The news, announced late Monday, caused the Athens Stock Exchange to close down around 12.8 percent on Tuesday, and the yield on Greek 10-year government debt to rise to 8.158 percent.
Greece’s banks were among the worst hit, with the National Bank of Greece closing down around 20 percent and Attica bank down 26 percent.
On Monday, euro zone finance ministers signaled that they were in favor of granting Greece a two-month extension to its bailout program, which Athens will ask for on Tuesday.
Prime Minister Antonis Samaras brought forward the election to select a new president after failing to win backing from Brussels over his 2015 budget. The first of three rounds of voting will be held on December 17.
A failure by Samaras to get his candidate elected for president—who has yet to be announced—could trigger early elections, Reuters reported Tuesday.
‘Surprising’ move
Unpopular austerity policies have been implemented by the Greek government as a condition for an international aid program worth 240 billion euros ($259 billion) which began in 2010.
The government under Samaras is reluctant to impose more austerity measures, as required by its lenders, but a lack of reform progress could mean that Greece does not receive a last tranche of aid and an exit to its bailout program is delayed.

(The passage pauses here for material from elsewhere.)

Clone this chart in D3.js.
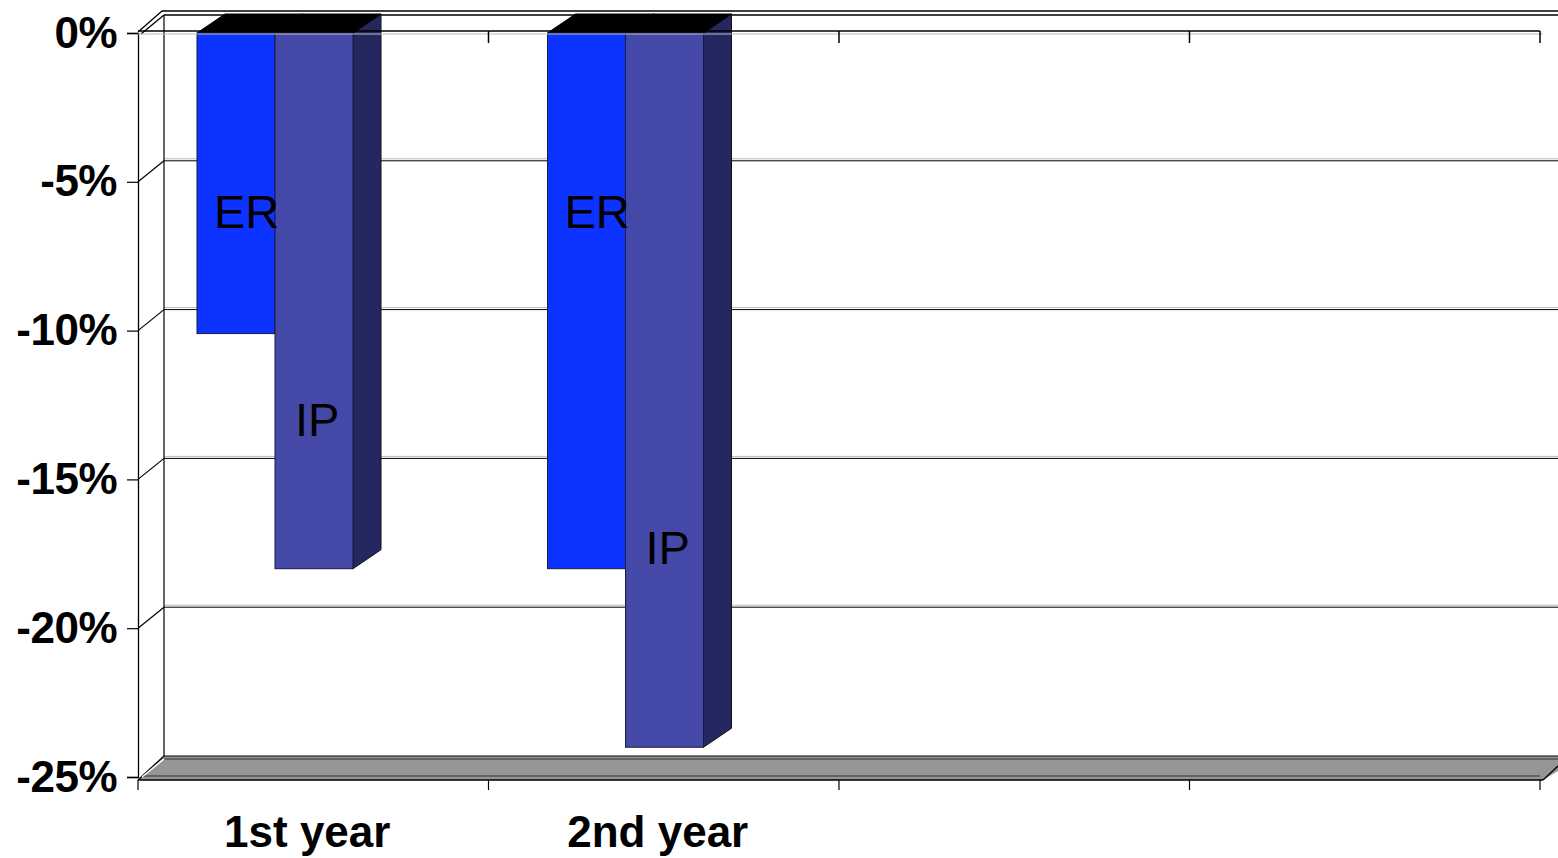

Former IMF board member Miranda Xafa said the decision to bring forward the presidential vote was “surprising”, but that it could be a strategic move by Samaras to put opposition parties—like the left-wing, anti-austerity party Syriza—in a “very awkward position”.
Syriza has said it would tear up the bailout agreement and not make a deal with the agreement with the so-called “troika” of international organizations which oversee Greece’s bailout: the European Commission, International Monetary Fund and European Central Bank.
“Yesterday, the euro group granted a short extension of the European leg of the bailout program. (But) without a program, Greece would be left without a backstop and would not be able to get a disbursement (of the last tranche of aid),” Xafa, who is currently president of Athens-based consultancy firm EF Consulting, said. “It really puts them (Syriza) into a bind.”
John Milios, an economist for Syriza and a member of parliament, told CNBC that the presidential vote was the beginning of a process that would result in early general elections.
“The government is not going to collect the two-thirds of the vote as is demanded by the constitution and we think that this is a very good moment to change policy. The majority of the people in Greece can no longer afford the extreme austerity policies,” he told CNBC Europe’s “Squawk Box.”
Austerity had caused a humanitarian crisis, according to Milios, and had damaged the Greek economy. “This program cannot go on,” he said. “(We need policies) to restart the economy, to have a social program and to boost growth. We need a budget which does not create any deficits anymore.”